--- begin ---

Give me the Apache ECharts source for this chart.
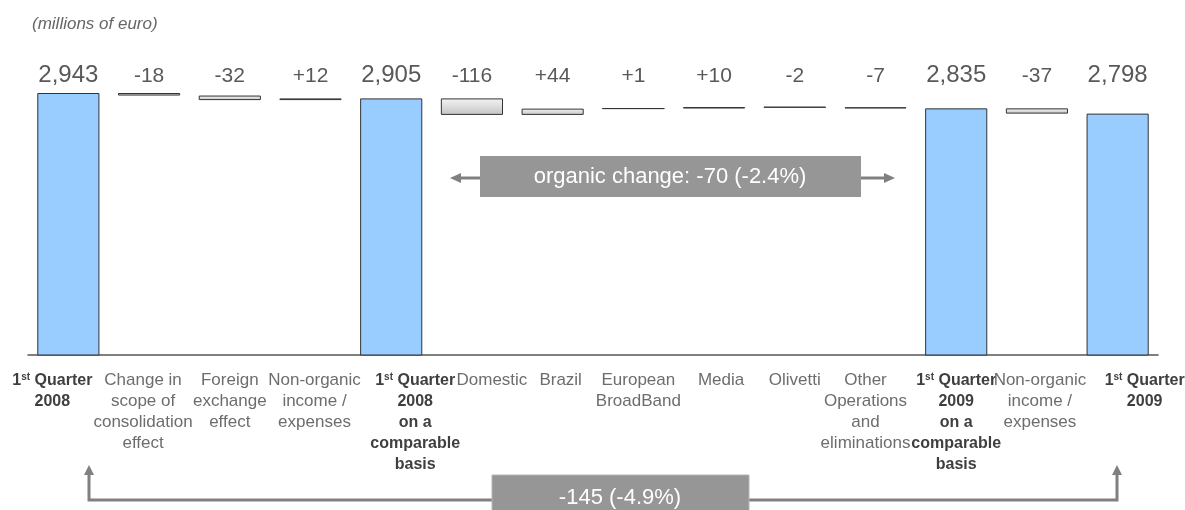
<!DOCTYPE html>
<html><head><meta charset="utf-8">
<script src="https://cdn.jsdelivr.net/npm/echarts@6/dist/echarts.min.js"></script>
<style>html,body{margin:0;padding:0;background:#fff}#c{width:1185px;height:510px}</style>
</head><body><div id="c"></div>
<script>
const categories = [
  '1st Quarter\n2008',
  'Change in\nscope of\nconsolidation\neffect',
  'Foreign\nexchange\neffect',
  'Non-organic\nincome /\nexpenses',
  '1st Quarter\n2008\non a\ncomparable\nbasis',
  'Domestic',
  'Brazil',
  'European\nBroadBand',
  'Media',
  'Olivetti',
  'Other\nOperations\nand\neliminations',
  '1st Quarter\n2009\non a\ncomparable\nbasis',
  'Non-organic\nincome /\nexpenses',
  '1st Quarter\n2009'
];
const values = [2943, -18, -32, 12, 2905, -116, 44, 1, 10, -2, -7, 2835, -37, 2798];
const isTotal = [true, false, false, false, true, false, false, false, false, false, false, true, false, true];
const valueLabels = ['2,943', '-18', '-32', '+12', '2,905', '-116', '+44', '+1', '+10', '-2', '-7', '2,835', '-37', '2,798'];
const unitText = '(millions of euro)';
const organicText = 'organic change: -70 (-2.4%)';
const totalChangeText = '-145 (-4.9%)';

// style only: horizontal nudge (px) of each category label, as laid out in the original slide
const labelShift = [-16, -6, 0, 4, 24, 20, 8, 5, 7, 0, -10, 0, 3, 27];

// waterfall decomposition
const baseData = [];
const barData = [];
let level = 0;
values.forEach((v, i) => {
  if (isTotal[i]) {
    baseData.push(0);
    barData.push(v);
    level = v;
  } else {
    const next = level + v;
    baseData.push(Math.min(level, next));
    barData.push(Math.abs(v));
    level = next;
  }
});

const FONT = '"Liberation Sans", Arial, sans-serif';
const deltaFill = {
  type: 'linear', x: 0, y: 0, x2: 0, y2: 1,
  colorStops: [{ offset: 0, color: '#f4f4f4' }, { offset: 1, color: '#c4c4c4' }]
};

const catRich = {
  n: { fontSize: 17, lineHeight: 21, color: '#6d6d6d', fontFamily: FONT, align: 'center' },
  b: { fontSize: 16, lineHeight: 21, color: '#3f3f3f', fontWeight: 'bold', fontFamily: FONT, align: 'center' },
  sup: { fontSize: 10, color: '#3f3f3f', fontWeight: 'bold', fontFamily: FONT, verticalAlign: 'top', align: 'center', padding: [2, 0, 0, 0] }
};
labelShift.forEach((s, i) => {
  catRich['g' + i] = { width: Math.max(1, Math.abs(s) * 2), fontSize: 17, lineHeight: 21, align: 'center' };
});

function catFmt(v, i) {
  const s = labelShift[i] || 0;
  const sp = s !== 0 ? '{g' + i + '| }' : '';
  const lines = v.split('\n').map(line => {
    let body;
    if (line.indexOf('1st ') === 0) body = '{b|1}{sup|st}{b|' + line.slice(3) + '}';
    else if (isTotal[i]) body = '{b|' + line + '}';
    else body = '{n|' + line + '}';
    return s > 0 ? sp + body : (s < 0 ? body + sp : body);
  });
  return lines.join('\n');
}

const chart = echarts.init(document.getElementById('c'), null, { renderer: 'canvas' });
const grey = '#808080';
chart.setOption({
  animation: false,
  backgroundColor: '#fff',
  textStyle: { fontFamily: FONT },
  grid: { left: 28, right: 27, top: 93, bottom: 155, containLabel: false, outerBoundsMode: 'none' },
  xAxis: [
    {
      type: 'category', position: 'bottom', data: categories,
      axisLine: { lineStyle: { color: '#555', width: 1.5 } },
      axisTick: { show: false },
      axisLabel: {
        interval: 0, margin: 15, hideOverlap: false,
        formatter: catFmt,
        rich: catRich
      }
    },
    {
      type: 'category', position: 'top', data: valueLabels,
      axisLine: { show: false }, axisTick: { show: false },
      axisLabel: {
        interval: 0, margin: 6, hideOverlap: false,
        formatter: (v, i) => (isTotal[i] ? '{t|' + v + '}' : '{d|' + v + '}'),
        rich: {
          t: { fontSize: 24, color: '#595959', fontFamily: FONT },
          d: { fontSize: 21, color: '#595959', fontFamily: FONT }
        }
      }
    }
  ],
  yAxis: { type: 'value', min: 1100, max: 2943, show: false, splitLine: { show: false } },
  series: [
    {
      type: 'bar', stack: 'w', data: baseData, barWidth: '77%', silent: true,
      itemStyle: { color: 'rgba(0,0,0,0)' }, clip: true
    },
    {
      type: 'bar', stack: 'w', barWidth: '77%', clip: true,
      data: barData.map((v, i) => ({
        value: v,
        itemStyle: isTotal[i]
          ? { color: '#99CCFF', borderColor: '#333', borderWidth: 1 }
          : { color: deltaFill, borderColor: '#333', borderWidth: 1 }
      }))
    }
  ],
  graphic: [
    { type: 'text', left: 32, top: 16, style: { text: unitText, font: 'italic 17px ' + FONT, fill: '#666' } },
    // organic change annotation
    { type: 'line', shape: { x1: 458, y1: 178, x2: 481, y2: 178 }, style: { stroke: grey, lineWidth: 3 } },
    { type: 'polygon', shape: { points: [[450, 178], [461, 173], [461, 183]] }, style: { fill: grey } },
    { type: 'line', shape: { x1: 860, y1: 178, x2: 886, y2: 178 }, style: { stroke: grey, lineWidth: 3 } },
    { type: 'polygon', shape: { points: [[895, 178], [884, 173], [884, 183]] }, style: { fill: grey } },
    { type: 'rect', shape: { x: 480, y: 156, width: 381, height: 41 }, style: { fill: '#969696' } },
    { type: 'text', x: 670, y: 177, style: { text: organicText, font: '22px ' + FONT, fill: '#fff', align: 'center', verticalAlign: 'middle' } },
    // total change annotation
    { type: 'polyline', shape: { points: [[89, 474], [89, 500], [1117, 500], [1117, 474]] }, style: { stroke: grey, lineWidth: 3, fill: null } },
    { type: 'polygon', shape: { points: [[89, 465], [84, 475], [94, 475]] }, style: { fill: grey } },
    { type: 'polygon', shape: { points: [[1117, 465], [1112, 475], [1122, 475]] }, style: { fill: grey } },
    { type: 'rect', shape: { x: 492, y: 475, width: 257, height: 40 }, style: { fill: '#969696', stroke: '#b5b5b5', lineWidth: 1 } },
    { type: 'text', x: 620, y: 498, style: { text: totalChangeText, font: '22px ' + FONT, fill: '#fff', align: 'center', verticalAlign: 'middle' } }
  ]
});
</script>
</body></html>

--- end ---

● Instructions to follow
Repeat the data in full and exactly. Omit pictures.

● Output of the task
Give me the Apache ECharts source for this chart.
<!DOCTYPE html>
<html><head><meta charset="utf-8">
<script src="https://cdn.jsdelivr.net/npm/echarts@6/dist/echarts.min.js"></script>
<style>html,body{margin:0;padding:0;background:#fff}#c{width:1185px;height:510px}</style>
</head><body><div id="c"></div>
<script>
const categories = [
  '1st Quarter\n2008',
  'Change in\nscope of\nconsolidation\neffect',
  'Foreign\nexchange\neffect',
  'Non-organic\nincome /\nexpenses',
  '1st Quarter\n2008\non a\ncomparable\nbasis',
  'Domestic',
  'Brazil',
  'European\nBroadBand',
  'Media',
  'Olivetti',
  'Other\nOperations\nand\neliminations',
  '1st Quarter\n2009\non a\ncomparable\nbasis',
  'Non-organic\nincome /\nexpenses',
  '1st Quarter\n2009'
];
const values = [2943, -18, -32, 12, 2905, -116, 44, 1, 10, -2, -7, 2835, -37, 2798];
const isTotal = [true, false, false, false, true, false, false, false, false, false, false, true, false, true];
const valueLabels = ['2,943', '-18', '-32', '+12', '2,905', '-116', '+44', '+1', '+10', '-2', '-7', '2,835', '-37', '2,798'];
const unitText = '(millions of euro)';
const organicText = 'organic change: -70 (-2.4%)';
const totalChangeText = '-145 (-4.9%)';

// style only: horizontal nudge (px) of each category label, as laid out in the original slide
const labelShift = [-16, -6, 0, 4, 24, 20, 8, 5, 7, 0, -10, 0, 3, 27];

// waterfall decomposition
const baseData = [];
const barData = [];
let level = 0;
values.forEach((v, i) => {
  if (isTotal[i]) {
    baseData.push(0);
    barData.push(v);
    level = v;
  } else {
    const next = level + v;
    baseData.push(Math.min(level, next));
    barData.push(Math.abs(v));
    level = next;
  }
});

const FONT = '"Liberation Sans", Arial, sans-serif';
const deltaFill = {
  type: 'linear', x: 0, y: 0, x2: 0, y2: 1,
  colorStops: [{ offset: 0, color: '#f4f4f4' }, { offset: 1, color: '#c4c4c4' }]
};

const catRich = {
  n: { fontSize: 17, lineHeight: 21, color: '#6d6d6d', fontFamily: FONT, align: 'center' },
  b: { fontSize: 16, lineHeight: 21, color: '#3f3f3f', fontWeight: 'bold', fontFamily: FONT, align: 'center' },
  sup: { fontSize: 10, color: '#3f3f3f', fontWeight: 'bold', fontFamily: FONT, verticalAlign: 'top', align: 'center', padding: [2, 0, 0, 0] }
};
labelShift.forEach((s, i) => {
  catRich['g' + i] = { width: Math.max(1, Math.abs(s) * 2), fontSize: 17, lineHeight: 21, align: 'center' };
});

function catFmt(v, i) {
  const s = labelShift[i] || 0;
  const sp = s !== 0 ? '{g' + i + '| }' : '';
  const lines = v.split('\n').map(line => {
    let body;
    if (line.indexOf('1st ') === 0) body = '{b|1}{sup|st}{b|' + line.slice(3) + '}';
    else if (isTotal[i]) body = '{b|' + line + '}';
    else body = '{n|' + line + '}';
    return s > 0 ? sp + body : (s < 0 ? body + sp : body);
  });
  return lines.join('\n');
}

const chart = echarts.init(document.getElementById('c'), null, { renderer: 'canvas' });
const grey = '#808080';
chart.setOption({
  animation: false,
  backgroundColor: '#fff',
  textStyle: { fontFamily: FONT },
  grid: { left: 28, right: 27, top: 93, bottom: 155, containLabel: false, outerBoundsMode: 'none' },
  xAxis: [
    {
      type: 'category', position: 'bottom', data: categories,
      axisLine: { lineStyle: { color: '#555', width: 1.5 } },
      axisTick: { show: false },
      axisLabel: {
        interval: 0, margin: 15, hideOverlap: false,
        formatter: catFmt,
        rich: catRich
      }
    },
    {
      type: 'category', position: 'top', data: valueLabels,
      axisLine: { show: false }, axisTick: { show: false },
      axisLabel: {
        interval: 0, margin: 6, hideOverlap: false,
        formatter: (v, i) => (isTotal[i] ? '{t|' + v + '}' : '{d|' + v + '}'),
        rich: {
          t: { fontSize: 24, color: '#595959', fontFamily: FONT },
          d: { fontSize: 21, color: '#595959', fontFamily: FONT }
        }
      }
    }
  ],
  yAxis: { type: 'value', min: 1100, max: 2943, show: false, splitLine: { show: false } },
  series: [
    {
      type: 'bar', stack: 'w', data: baseData, barWidth: '77%', silent: true,
      itemStyle: { color: 'rgba(0,0,0,0)' }, clip: true
    },
    {
      type: 'bar', stack: 'w', barWidth: '77%', clip: true,
      data: barData.map((v, i) => ({
        value: v,
        itemStyle: isTotal[i]
          ? { color: '#99CCFF', borderColor: '#333', borderWidth: 1 }
          : { color: deltaFill, borderColor: '#333', borderWidth: 1 }
      }))
    }
  ],
  graphic: [
    { type: 'text', left: 32, top: 16, style: { text: unitText, font: 'italic 17px ' + FONT, fill: '#666' } },
    // organic change annotation
    { type: 'line', shape: { x1: 458, y1: 178, x2: 481, y2: 178 }, style: { stroke: grey, lineWidth: 3 } },
    { type: 'polygon', shape: { points: [[450, 178], [461, 173], [461, 183]] }, style: { fill: grey } },
    { type: 'line', shape: { x1: 860, y1: 178, x2: 886, y2: 178 }, style: { stroke: grey, lineWidth: 3 } },
    { type: 'polygon', shape: { points: [[895, 178], [884, 173], [884, 183]] }, style: { fill: grey } },
    { type: 'rect', shape: { x: 480, y: 156, width: 381, height: 41 }, style: { fill: '#969696' } },
    { type: 'text', x: 670, y: 177, style: { text: organicText, font: '22px ' + FONT, fill: '#fff', align: 'center', verticalAlign: 'middle' } },
    // total change annotation
    { type: 'polyline', shape: { points: [[89, 474], [89, 500], [1117, 500], [1117, 474]] }, style: { stroke: grey, lineWidth: 3, fill: null } },
    { type: 'polygon', shape: { points: [[89, 465], [84, 475], [94, 475]] }, style: { fill: grey } },
    { type: 'polygon', shape: { points: [[1117, 465], [1112, 475], [1122, 475]] }, style: { fill: grey } },
    { type: 'rect', shape: { x: 492, y: 475, width: 257, height: 40 }, style: { fill: '#969696', stroke: '#b5b5b5', lineWidth: 1 } },
    { type: 'text', x: 620, y: 498, style: { text: totalChangeText, font: '22px ' + FONT, fill: '#fff', align: 'center', verticalAlign: 'middle' } }
  ]
});
</script>
</body></html>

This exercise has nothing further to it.